Suspected Tuareg rebels are reported to have occupied a town in the northeast of Mali. They are believed to be led by a high-ranking deserter from the Malian army.
Police in the northern town of Kidal say two soldiers were killed by the dozens of attacking Tuareg rebels. They are reported to have seized at least two army bases in northeast Mali.
Gunfire was reported from the camps. The rebels are now said to control Kidal, which is more than one-thousand kilometers from the Malian capital Bamako.
The government has not made any comment.
Lieutenant-Colonel Hassan Fagaga who quit the Malian army in February is believed to have led the attacks.
Many of Mali's Tuaregs promote autonomy for their region as they feel neglected by the state.
Mali witnessed a northern insurgency in the 1990s until the Malian army promised to integrate many of the rebels in a peace deal.
West Africa analyst Olly Owen says the attacks do not come as a surprise.
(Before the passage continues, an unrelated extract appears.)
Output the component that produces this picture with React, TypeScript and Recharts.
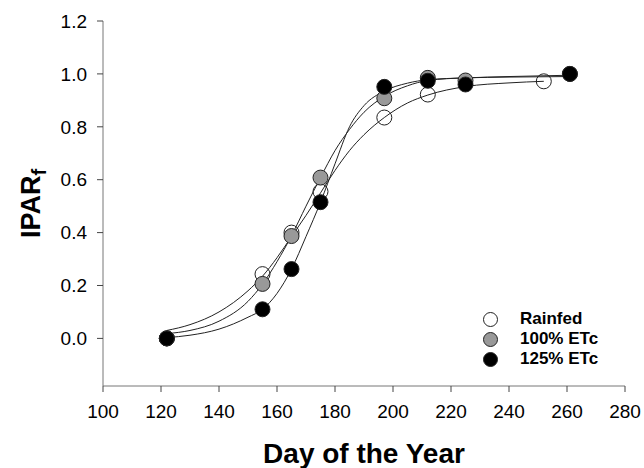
import React from "react";
import { ComposedChart, XAxis, YAxis, Line, Scatter } from "recharts";

// axis ticks
const xTicks = [100, 120, 140, 160, 180, 200, 220, 240, 260, 280];
const yTicks = [0, 0.2, 0.4, 0.6, 0.8, 1.0, 1.2];

// measured points
const rainfedDays = [122, 155, 165, 175, 197, 212, 252];
const rainfedValues = [0, 0.243, 0.4, 0.555, 0.835, 0.922, 0.972];
const etc100Days = [122, 155, 165, 175, 197, 212, 225, 261];
const etc100Values = [0, 0.206, 0.387, 0.608, 0.908, 0.985, 0.975, 1.0];
const etc125Days = [122, 155, 165, 175, 197, 212, 225, 261];
const etc125Values = [0, 0.11, 0.262, 0.515, 0.951, 0.974, 0.96, 1.0];

// fitted curves
const rainfedCurveDays = [122, 130, 140, 150, 155, 160, 165, 170, 175, 180, 185, 190, 197, 205, 212, 225, 240, 252];
const rainfedCurve = [0.03, 0.052, 0.1, 0.18, 0.235, 0.305, 0.385, 0.465, 0.55, 0.635, 0.71, 0.77, 0.835, 0.89, 0.92, 0.952, 0.966, 0.972];
const irrCurveDays = [122, 130, 140, 150, 155, 160, 165, 170, 175, 180, 185, 190, 197, 205, 212, 225, 240, 261];
const etc100Curve = [0.018, 0.03, 0.065, 0.14, 0.205, 0.29, 0.388, 0.5, 0.608, 0.71, 0.79, 0.855, 0.915, 0.955, 0.975, 0.985, 0.988, 0.99];
const etc125Curve = [0.003, 0.012, 0.035, 0.08, 0.11, 0.17, 0.262, 0.385, 0.515, 0.66, 0.8, 0.88, 0.935, 0.965, 0.978, 0.985, 0.99, 0.995];

const zip = (xs: number[], ys: number[]) => xs.map((x, i) => ({ x, y: ys[i] }));

const FONT = "'Liberation Sans', Arial, sans-serif";

const series = [
  { name: "Rainfed", fill: "none", legendFill: "#fff", points: zip(rainfedDays, rainfedValues) },
  { name: "100% ETc", fill: "#999", legendFill: "#999", points: zip(etc100Days, etc100Values) },
  { name: "125% ETc", fill: "#000", legendFill: "#000", points: zip(etc125Days, etc125Values) },
];

const curves = [
  zip(rainfedCurveDays, rainfedCurve),
  zip(irrCurveDays, etc100Curve),
  zip(irrCurveDays, etc125Curve),
];

const dot = (fill: string) => (props: any) => (
  <circle cx={props.cx} cy={props.cy} r={7.5} fill={fill} stroke="#222" strokeWidth={1} />
);

const YLabel = (props: any) => {
  const vb = props.viewBox || { y: 0, height: 0 };
  const cy = vb.y + vb.height / 2;
  return (
    <text
      x={40}
      y={cy}
      transform={`rotate(-90 40 ${cy})`}
      textAnchor="middle"
      fontFamily={FONT}
      fontWeight="bold"
      fontSize={27}
      fill="#000"
    >
      IPAR
      <tspan fontSize={20} dy={6}>f</tspan>
    </text>
  );
};

const XLabel = (props: any) => {
  const vb = props.viewBox || { x: 0, width: 0 };
  return (
    <text
      x={vb.x + vb.width / 2}
      y={463}
      textAnchor="middle"
      fontFamily={FONT}
      fontWeight="bold"
      fontSize={28}
      fill="#000"
    >
      Day of the Year
    </text>
  );
};

const LegendBox = () => (
  <div
    style={{
      position: "absolute",
      left: 482,
      top: 309,
      fontFamily: FONT,
      fontWeight: "bold",
      fontSize: 17,
      color: "#000",
    }}
  >
    {series.map((s) => (
      <div key={s.name} style={{ display: "flex", alignItems: "center", height: 20 }}>
        <svg width={17} height={17}>
          <circle cx={8.5} cy={8.5} r={7} fill={s.legendFill} stroke="#222" strokeWidth={1} />
        </svg>
        <span style={{ marginLeft: 21, lineHeight: "20px", whiteSpace: "nowrap" }}>{s.name}</span>
      </div>
    ))}
  </div>
);

export default function App() {
  return (
    <div style={{ position: "absolute", left: 0, top: 0, width: 644, height: 468, background: "#fff" }}>
      <ComposedChart
        width={644}
        height={468}
        margin={{ top: 21, right: 19, bottom: 0, left: 0 }}
        style={{ fontFamily: FONT }}
      >
        <XAxis
          dataKey="x"
          type="number"
          domain={[100, 280]}
          ticks={xTicks}
          allowDataOverflow
          height={82}
          tickSize={6}
          tickMargin={13}
          stroke="#777"
          tickLine={{ stroke: "#444" }}
          tick={{ fill: "#000", fontSize: 19, fontFamily: FONT }}
          label={<XLabel />}
        />
        <YAxis
          dataKey="y"
          type="number"
          domain={[-0.18, 1.2]}
          ticks={yTicks}
          allowDataOverflow
          width={103}
          tickSize={6}
          tickMargin={10}
          stroke="#777"
          tickLine={{ stroke: "#444" }}
          tickFormatter={(v: number) => v.toFixed(1)}
          tick={{ fill: "#000", fontSize: 19, fontFamily: FONT }}
          label={<YLabel />}
        />
        <YAxis
          yAxisId="right"
          orientation="right"
          type="number"
          domain={[-0.18, 1.2]}
          width={0}
          tick={false}
          tickLine={false}
          stroke="#777"
        />
        {curves.map((c, i) => (
          <Line
            key={`curve-${i}`}
            data={c}
            dataKey="y"
            type="monotone"
            dot={false}
            activeDot={false}
            stroke="#222"
            strokeWidth={1}
            isAnimationActive={false}
            legendType="none"
          />
        ))}
        {series.map((s) => (
          <Scatter
            key={s.name}
            name={s.name}
            data={s.points}
            dataKey="y"
            shape={dot(s.fill)}
            isAnimationActive={false}
          />
        ))}
      </ComposedChart>
      <LegendBox />
    </div>
  );
}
"The northern desert has never really been under firm state control," Owen says. "Just recently there has been a whole resurgence of militarized activity in that area. A colonel from the Malian army has deserted the army and is promoting autonomy for the region. It could be that this latest incident is related to that, but we do not have any confirmation of that."
Owen believes it is unlikely the struggle will lead to a clear political separation from Mail.
"The whole idea of autonomy for the northern Malian region is a little bit illusory," Owen says. "There are real concerns about decentralization and decentralization of powers, and that is a prime concern. But it is not a viable region in terms of it becoming a nation-state or any such thing."
The United States has been helping the Malian army in anti-terrorist training.